How do you download a file from Azure Data Lake when you know the type of the file but not the name?

1.9k views Asked by At

I can run the following to download the file "some/path/known_name.json"

def download_file():
    try:
        file_system_client = FileSystemClient.from_connection_string(...)

        full_file_location = "some/path/known_name.json"
        target_file_client = file_system_client.get_file_client(full_file_location)

        download=target_file_client.download_file()
        downloaded_bytes = download.readall()
        local_file = open('my_file.json','wb')
        local_file.write(downloaded_bytes)
        local_file.close()

    except Exception as e:
        print(e)

My question is: how do I download from some other path when the name of the file is unknown but the file type is known e.g. "different/path/xxx.json"

1

There are 1 answers

0
Joseph  Xu On BEST ANSWER

You can list the blobs in the container and then filter the json files by the blob.name.

Here is my blobs in my test container:

enter image description here

Here is my python code:

import os, uuid
from azure.storage.blob import BlobServiceClient, BlobClient, ContainerClient

try:
    # environment variable into account.
    connect_str = os.getenv('AZURE_STORAGE_CONNECTION_STRING')

    # Create the BlobServiceClient object which will be used to create a container client
    blob_service_client = BlobServiceClient.from_connection_string(connect_str)

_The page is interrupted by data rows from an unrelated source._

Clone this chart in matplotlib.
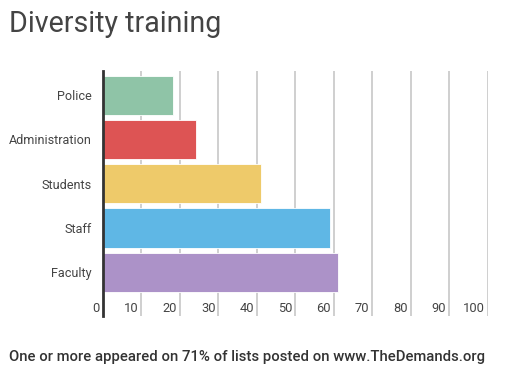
import matplotlib.pyplot as plt
import matplotlib.transforms as mtransforms

categories = ['Police', 'Administration', 'Students', 'Staff', 'Faculty']
values = [18.2, 24.2, 41.2, 59.1, 61.1]
colors = ['#8FC4A7', '#DD5454', '#EECA6A', '#5FB7E5', '#AC92C8']
xticks = [0, 10, 20, 30, 40, 50, 60, 70, 80, 90, 100]

plt.rcParams['font.family'] = ['Roboto', 'DejaVu Sans']

W, H = 506, 378
fig = plt.figure(figsize=(W/100, H/100), dpi=100)
ax = fig.add_axes([103/W, (H-316)/H, (487.7-103)/W, 245/H])

ypos = list(range(len(categories)))
ax.barh(ypos, values, height=0.887, color=colors, edgecolor='white', linewidth=0.6, zorder=2)

ax.set_xlim(0, 100)
ax.set_ylim(4.984, -0.546)
ax.set_yticks(ypos)
ax.set_yticklabels(categories, fontsize=9.1, color='#444444')
ax.tick_params(axis='y', length=0, pad=8)
ax.set_xticks([])

for x in xticks[1:]:
    ax.axvline(x, color='#cccccc', linewidth=1.3, zorder=1)

offs = mtransforms.offset_copy(ax.get_xaxis_transform(), fig=fig, x=-3, y=0, units='dots')
for x in xticks:
    ax.text(x, 0.03, str(x), transform=offs, ha='right', va='center',
            fontsize=9.3, color='#444444')

for s in ['top', 'right', 'bottom']:
    ax.spines[s].set_visible(False)
ax.spines['left'].set_color('#333333')
ax.spines['left'].set_linewidth(2)
ax.spines['left'].set_zorder(3)

fig.text(9/W, 1-24/H, 'Diversity training', fontsize=20.6, color='#444444',
         ha='left', va='center')
fig.text(9/W, 1-357/H, 'One or more appeared on 71% of lists posted on www.TheDemands.org',
         fontsize=10.75, color='#333333', fontweight='medium', ha='left', va='center')

fig.savefig('out.png', dpi=100)
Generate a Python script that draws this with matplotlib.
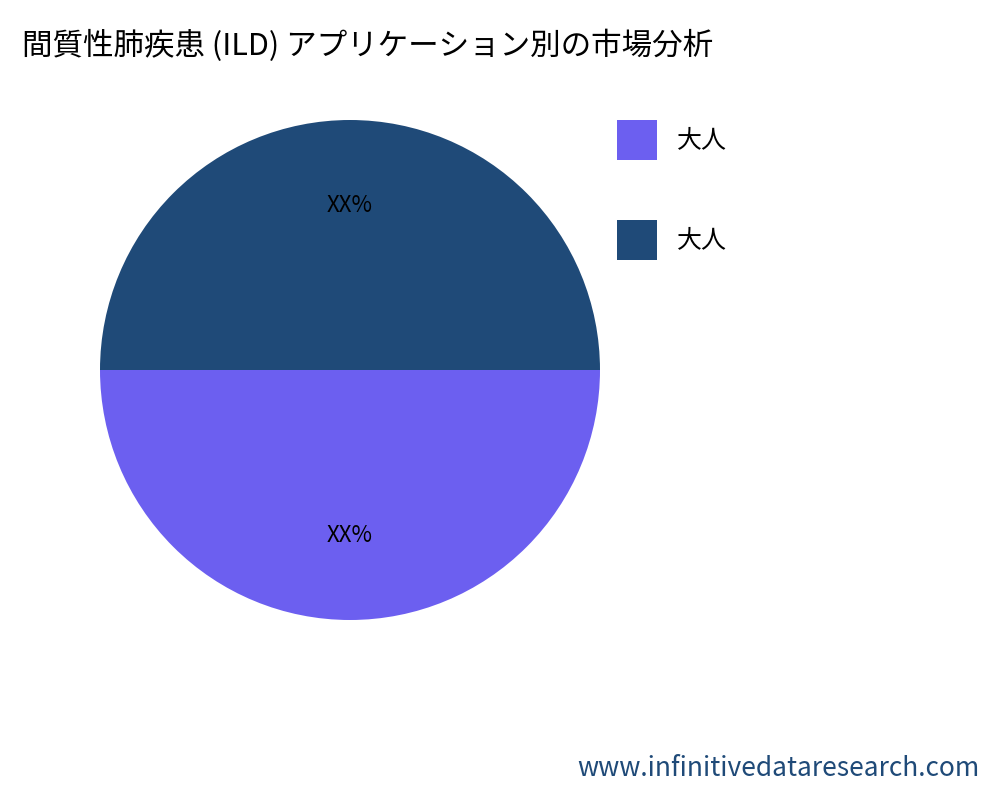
import matplotlib
matplotlib.use("Agg")
import matplotlib.pyplot as plt
from matplotlib.patches import Rectangle

plt.rcParams['font.family'] = ['Noto Sans CJK JP', 'DejaVu Sans']

title = "間質性肺疾患 (ILD) アプリケーション別の市場分析"
categories = ["大人", "大人"]
values = [50, 50]
labels = ["XX%", "XX%"]
colors = ["#6C5FF0", "#1F4A78"]

fig = plt.figure(figsize=(10, 8), dpi=100)
ax = fig.add_axes([0.10, 0.225, 0.5, 0.625])
ax.pie(values, colors=colors, startangle=180, counterclock=True,
       labels=labels, labeldistance=None,
       wedgeprops=dict(linewidth=0))
ax.set_aspect('equal')
ax.set_xlim(-1, 1); ax.set_ylim(-1, 1)
# percentage labels
import numpy as np
ang = 180
for v, lab in zip(values, labels):
    mid = np.deg2rad(ang + v / sum(values) * 360 / 2)
    ax.text(0.72 * np.cos(mid) + 0.26 * 0, 0.66 * np.sin(mid), lab,
            ha='center', va='center', fontsize=16, color='black')
    ang += v / sum(values) * 360

fig.text(0.022, 0.943, title, fontsize=22, ha='left', va='center')

for i, (c, col) in enumerate(zip(categories, colors)):
    y = 1 - (120 + 100 * i + 40) / 800
    fig.patches.append(Rectangle((0.617, y), 0.04, 0.05, transform=fig.transFigure,
                                 facecolor=col, edgecolor='none'))
    fig.text(0.677, y + 0.025, c, fontsize=18, ha='left', va='center')

fig.text(0.98, 0.04, "www.infinitivedataresearch.com", fontsize=19,
         ha='right', va='center', color='#1F4A78')
fig.savefig("out.png", dpi=100)
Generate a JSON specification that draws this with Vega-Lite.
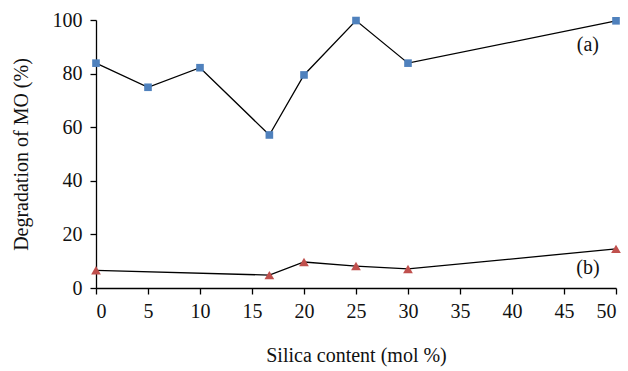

    # Create a unique name for the container
    container_name = "test"     

    # Create the container
    container_client = blob_service_client.get_container_client(container_name)

    # List the blobs in the container
    local_path = "./data"
    blob_list = container_client.list_blobs()
    for blob in blob_list:
        if('.json' in blob.name) :
            local_file_name = blob.name
            blob_client = blob_service_client.get_blob_client(container=container_name, blob=local_file_name)
            download_file_path = os.path.join(local_path, local_file_name)
            print("\nDownloading blob to \n\t" + local_path)
        
            with open(download_file_path, "wb") as download_file:
                download_file.write(blob_client.download_blob().readall())
            print("\t" + blob.name)

except Exception as ex:
    print('Exception:')
    print(ex)

When I run the code, it will download the data.json and data2.json.
enter image description here